Bundan ayrı, bir adi senedin ispat gücü kazanmasında; senetteki borçlu imzasının inkar edilmesi ve bilirkişi incelemesinde de kesin bir sonuç elde edilemediği takdirde; taraflar dışındaki diğer senet imzacıları varsa bunların tanıklığına başvurulmalı ve sonucuna göre karar verilmesi gereklidir. Mahkemece, murise ait parmak izinin bulunduğu belge asılları toplandıktan sonra dosya Adli Tıp Kurumu Fizik İhtisas Dairesi Başkanlığına gönderilmiş, 23.07.2014 tarihli raporda davaya konu sözleşmede ..."e atfen atılı parmak izinin, tam net basılı olmaması nedeniyle ve parmak izlerinin teşhisinde esas olan karakteristik sürre, delta, papil şeritleri ve bifurkasyonların net seçilememesi sonucu aidiyetinin ve bu meyanda ..."e ait olup olmadığının tespit edilemediği belirtilmiştir. Mahkemece; senette imzaları bulunan ..., ... ile muhtar ve azalar yöntemine uygun bir biçimde çağrılarak tanık olarak dinlenmemiştir.
O halde Mahkemece, senet imzacılarının tanıklığına başvurulması, senedin geçerli olup olmadığı belirlendikten sonra dosya kapsamındaki tüm bilgi ve belgeler birlikte değerlendirilerek sonucuna göre karar verilmesi gerekirken yazılı şekilde hüküm kurulması doğru görülmemiş, bozmayı gerektirmiştir.
2-) Bozma nedenine göre davalıların diğer temyiz itirazlarının bu aşamada incelenmesine gerek görülmemiştir.
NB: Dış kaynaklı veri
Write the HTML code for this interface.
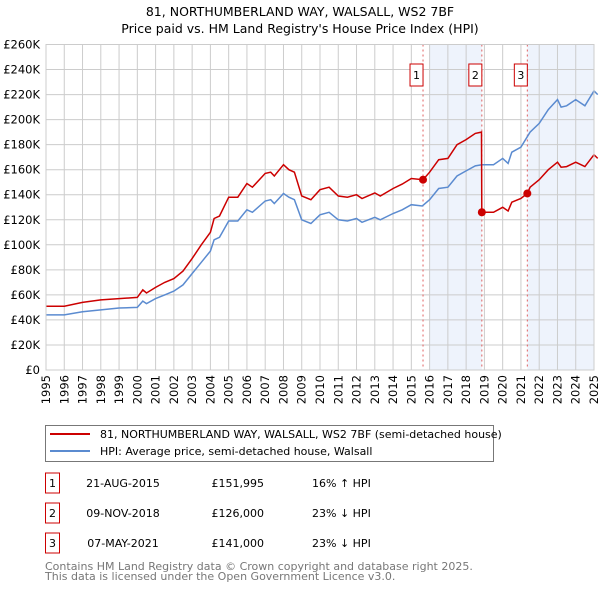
<!DOCTYPE html>
<html><head><meta charset="utf-8"><style>
body{margin:0;background:#fff;font-family:"Liberation Sans","DejaVu Sans",sans-serif;}
svg text{font-family:"DejaVu Sans","Liberation Sans",sans-serif;}
</style></head><body>
<svg id="chart" width="600" height="590" xmlns="http://www.w3.org/2000/svg">
<text x="300" y="16" text-anchor="middle" font-size="12.5" fill="#000">81, NORTHUMBERLAND WAY, WALSALL, WS2 7BF</text>
<text x="300" y="33" text-anchor="middle" font-size="12.5" fill="#000">Price paid vs. HM Land Registry's House Price Index (HPI)</text>
<g id="plot"></g>
<g>
<rect x="45.5" y="425.5" width="448" height="36" fill="#fff" stroke="#777"/>
<line x1="50" y1="434" x2="90" y2="434" stroke="#cc0000" stroke-width="2"/>
<text x="100" y="438" font-size="11">81, NORTHUMBERLAND WAY, WALSALL, WS2 7BF (semi-detached house)</text>
<line x1="50" y1="451" x2="90" y2="451" stroke="#5b8bd0" stroke-width="2"/>
<text x="100" y="455" font-size="11">HPI: Average price, semi-detached house, Walsall</text>
</g>
<g id="table" font-size="11"></g>
<text x="45" y="570" font-size="11" fill="#777">Contains HM Land Registry data © Crown copyright and database right 2025.</text>
<text x="45" y="580" font-size="11" fill="#777">This data is licensed under the Open Government Licence v3.0.</text>
</svg>
<script>
const yearsHPI=[1995,1996,1997,1998,1999,2000,2000.3,2000.5,2001,2001.5,2002,2002.5,2003,2003.5,2004,2004.2,2004.5,2005,2005.5,2006,2006.3,2007,2007.3,2007.5,2008,2008.3,2008.6,2009,2009.5,2010,2010.5,2011,2011.5,2012,2012.3,2013,2013.3,2014,2014.5,2015,2015.6,2016,2016.5,2017,2017.5,2018,2018.5,2018.86,2019,2019.5,2020,2020.3,2020.5,2021,2021.5,2022,2022.5,2023,2023.2,2023.5,2024,2024.5,2025,2025.2];
const hpiValues=[44,44,46.5,48,49.5,50,55,53,57,60,63,68,77,86,95,104,106,119,119,128,126,135,136,133,141,138,136,120,117,124,126,120,119,121,118,122,120,125,128,132,131,136,145,146,155,159,163,164,164,164,169,165,174,178,190,197,208,216,210,211,216,211,223,220];
const yearsPrice=[1995,1996,1997,1998,1999,2000,2000.3,2000.5,2001,2001.5,2002,2002.5,2003,2003.5,2004,2004.2,2004.5,2005,2005.5,2006,2006.3,2007,2007.3,2007.5,2008,2008.3,2008.6,2009,2009.5,2010,2010.5,2011,2011.5,2012,2012.3,2013,2013.3,2014,2014.5,2015,2015.64,2016,2016.5,2017,2017.5,2018,2018.5,2018.84,2018.86,2019,2019.5,2020,2020.3,2020.5,2021,2021.35,2021.5,2022,2022.5,2023,2023.2,2023.5,2024,2024.5,2025,2025.2];
const priceValues=[51,51,54,56,57,58,64,61.5,66,70,73,79,89,100,110,121,123,138,138,149,146,157,158,155,164,160,158,139,136,144,146,139,138,140,137,141.5,139,145,148.5,153,152,158,168,169,180,184,189,190,126,126,126,130,127,134,137,141,146,152,160,166,162,162.5,166,162.5,172,169];
const saleYears=[2015.64,2018.86,2021.35];
const saleValues=[151.995,126,141];
const saleLabels=["1","2","3"];
const saleDates=["21-AUG-2015","09-NOV-2018","07-MAY-2021"];
const salePrices=["£151,995","£126,000","£141,000"];
const saleDiffs=["16% ↑ HPI","23% ↓ HPI","23% ↓ HPI"];
const yTicks=[0,20,40,60,80,100,120,140,160,180,200,220,240,260];
const xTicks=[1995,1996,1997,1998,1999,2000,2001,2002,2003,2004,2005,2006,2007,2008,2009,2010,2011,2012,2013,2014,2015,2016,2017,2018,2019,2020,2021,2022,2023,2024,2025];

const X0=46,X1=594,Y0=370,Y1=44.5;
const xs=y=>X0+(y-1995)*(X1-X0)/30;
const ys=v=>Y0-v*(Y0-Y1)/260;
const NS="http://www.w3.org/2000/svg";
const plot=document.getElementById('plot');
function mk(tag,attrs,parent,txt){const e=document.createElementNS(NS,tag);for(const k in attrs)e.setAttribute(k,attrs[k]);if(txt!==undefined)e.textContent=txt;(parent||plot).appendChild(e);return e;}
let s1=mk('rect',{x:xs(2016.0),y:Y1,width:xs(saleYears[1])-xs(2016.0),height:Y0-Y1,fill:'#eef3fc'});


let s2=mk('rect',{x:xs(saleYears[2]),y:Y1,width:xs(2025)-xs(saleYears[2]),height:Y0-Y1,fill:'#eef3fc'});


yTicks.forEach(t=>{
 let l=mk('line',{x1:X0,x2:X1,y1:ys(t),y2:ys(t),stroke:'#cccccc'});
 
 
 let tx=mk('text',{x:X0-6,y:ys(t)+4,'text-anchor':'end','font-size':'11.5'},plot,t===0?'£0':'£'+t+'K');
 
 
});
xTicks.forEach(t=>{
 let l=mk('line',{x1:xs(t),x2:xs(t),y1:Y1,y2:Y0,stroke:'#cccccc'});
 
 
 const tx0=xs(t)+4, ty0=375;
 let tx=mk('text',{x:tx0,y:ty0,'text-anchor':'end','font-size':'11.5',transform:'rotate(-90 '+tx0+' '+ty0+')'},plot,String(t));
 
 
});
saleYears.forEach((y,i)=>{
 let l=mk('line',{x1:xs(y),x2:xs(y),y1:Y1,y2:Y0,stroke:'#e06060','stroke-dasharray':'2,3'});
 
 
 let r=mk('rect',{x:xs(y)-13,y:64,width:13,height:22,fill:'#fff',stroke:'#cc0000'});
 
 
 mk('text',{x:xs(y)-6.5,y:79,'text-anchor':'middle','font-size':'11'},plot,saleLabels[i]);
});
const pts=(xa,va)=>xa.map((y,i)=>xs(y).toFixed(1)+','+ys(va[i]).toFixed(1)).join(' ');
let hp=mk('polyline',{points:pts(yearsHPI,hpiValues),fill:'none',stroke:'#5b8bd0','stroke-width':1.5});


let pp=mk('polyline',{points:pts(yearsPrice,priceValues),fill:'none',stroke:'#cc0000','stroke-width':1.5});


saleYears.forEach((y,i)=>{
 let c=mk('circle',{cx:xs(y),cy:ys(saleValues[i]),r:4,fill:'#cc0000'});
 
 
});
mk('rect',{x:X0,y:Y1,width:X1-X0,height:Y0-Y1,fill:'none',stroke:'#cccccc'});
const tbl=document.getElementById('table');
saleYears.forEach((y,i)=>{
 const ty=473+i*30;
 let r=mk('rect',{x:45.5,y:ty,width:14,height:20,fill:'#fff',stroke:'#cc0000'},tbl);
 
 
 mk('text',{x:52.5,y:ty+14,'text-anchor':'middle'},tbl,saleLabels[i]);
 let d=mk('text',{x:123,y:ty+14,'text-anchor':'middle'},tbl,saleDates[i]);
 
 
 let p=mk('text',{x:264,y:ty+14,'text-anchor':'end'},tbl,salePrices[i]);
 
 
 let h=mk('text',{x:312,y:ty+14},tbl,saleDiffs[i]);
 
 
});
</script>
</body></html>
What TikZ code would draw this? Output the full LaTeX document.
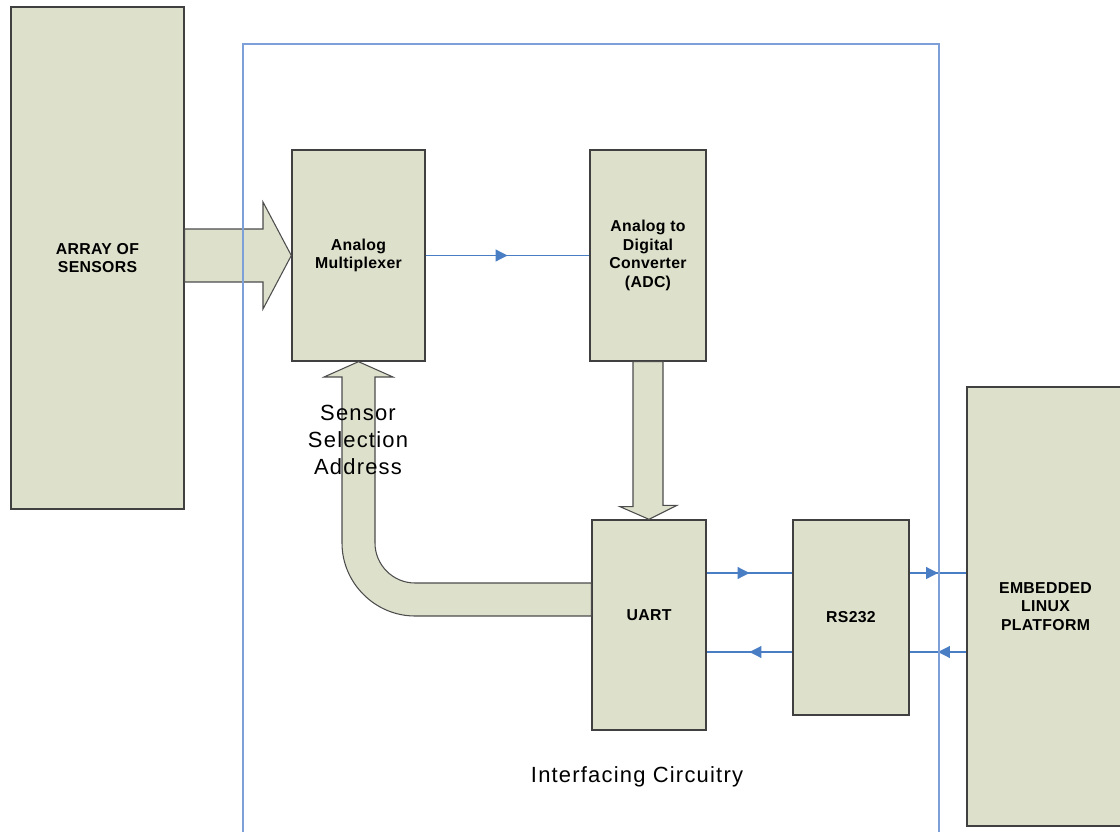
\documentclass[tikz,border=0pt]{standalone}
\usepackage{fontspec}
\setmainfont[LetterSpace=2]{Liberation Sans}
\newfontfamily\widesans[LetterSpace=5.5]{Liberation Sans}
\usetikzlibrary{calc,positioning,arrows.meta,decorations.markings}
\definecolor{boxfill}{RGB}{221,224,203}
\definecolor{sigblue}{RGB}{74,126,196}
\definecolor{frameblue}{RGB}{125,160,216}

\begin{document}
\begin{tikzpicture}[x=0.02cm,y=-0.02cm,
   blk/.style={rectangle,draw=black!75,line width=0.8pt,fill=boxfill,align=center,
               font=\fontsize{9}{10.5}\selectfont\bfseries,inner sep=0pt},
   fat/.style={draw=black!70,line width=0.6pt,fill=boxfill,line join=miter},
   sig/.style={sigblue,line width=0.7pt,postaction={decorate},
               decoration={markings,mark=at position 0.5 with
                 {\arrow{Triangle[length=6.8pt,width=6.8pt]}}}},
   txt/.style={font=\widesans\fontsize{12.5}{15.3}\selectfont,align=center}]
   \useasboundingbox (0,0) rectangle (1120,832);
   \clip (0,0) rectangle (1120,832);
   % blocks
   \node[blk,minimum width=3.46cm,minimum height=10.04cm] (sens) at (97.5,258) {ARRAY OF\\SENSORS};
   \node[blk,minimum width=2.66cm,minimum height=4.22cm] (mux) at (358.5,255.5) {Analog\\Multiplexer};
   \node[blk,minimum width=2.32cm,minimum height=4.22cm] (adc) at (648,255.5) {Analog to\\Digital\\Converter\\(ADC)};
   \node[blk,minimum width=2.28cm,minimum height=4.2cm,
         label={[blk,draw=none,yshift=0.2cm]center:UART}] (uart) at (649,625) {};
   \node[blk,minimum width=2.32cm,minimum height=3.9cm] (rs) at (851,617.5) {RS232};
   \node[blk,minimum width=3.14cm,minimum height=8.78cm] (emb) at (1045.5,606.5) {EMBEDDED\\LINUX\\PLATFORM};
   % block arrows
   \draw[fat] (sens.east |- 0,229) -- (263,229) -- (263,202) -- (mux.west) -- (263,309) -- (263,282)
              -- (sens.east |- 0,282) -- cycle;
   \draw[fat] ($(adc.south)+(-15,0)$) -- ++(0,145) -- ++(-13,0) -- (uart.north) -- ++(28,-14)
              -- ++(-14,0) -- ($(adc.south)+(15,0)$) -- cycle;
   \draw[fat] (uart.west |- 0,583) -- (415,583) .. controls (393,583) and (375,565) .. (375,543)
              -- (375,377) -- (393,377) -- (mux.south) -- (324,377) -- (342,377) -- (342,543)
              .. controls (342,583) and (375,616) .. (415,616) -- (uart.west |- 0,616) -- cycle;
   % signals
   \draw[sig] (mux.east) -- (adc.west);
   \draw[sig] (uart.east |- 0,573) -- (rs.west |- 0,573);
   \draw[sig] (rs.west |- 0,652) -- (uart.east |- 0,652);
   \draw[sig] (rs.east |- 0,573) -- (emb.west |- 0,573);
   \draw[sig] (emb.west |- 0,652) -- (rs.east |- 0,652);
   % interface boundary
   \draw[frameblue,line width=0.8pt] (243,840) |- (939,44) -- (939,840);
   \node[txt] (addr) at (358,440) {Sensor\\Selection\\Address};
   \node[txt] (ifc) at (637,777) {Interfacing Circuitry};
\end{tikzpicture}
\end{document}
SONUÇ: Yukarıda birinci bentte açıklanan nedenlerle hükmün HUMK.nun 428. maddesi gereğince temyiz eden davalılar yararına BOZULMASINA, ikinci bentte açıklanan nedenle diğer temyiz itirazlarının bu aşamada incelenmesine yer olmadığına ve peşin alınan temyiz harcının istek halinde temyiz edene iadesine, 6100 sayılı HMK"nun geçici madde 3 atfıyla 1086 sayılı HUMK.nun 440.maddesi gereğince kararın tebliğinden itibaren 15 günlük süre içerisinde karar düzeltme yolu açık olmak üzere, 08.03.2018 tarihinde oybirliğiyle karar verildi.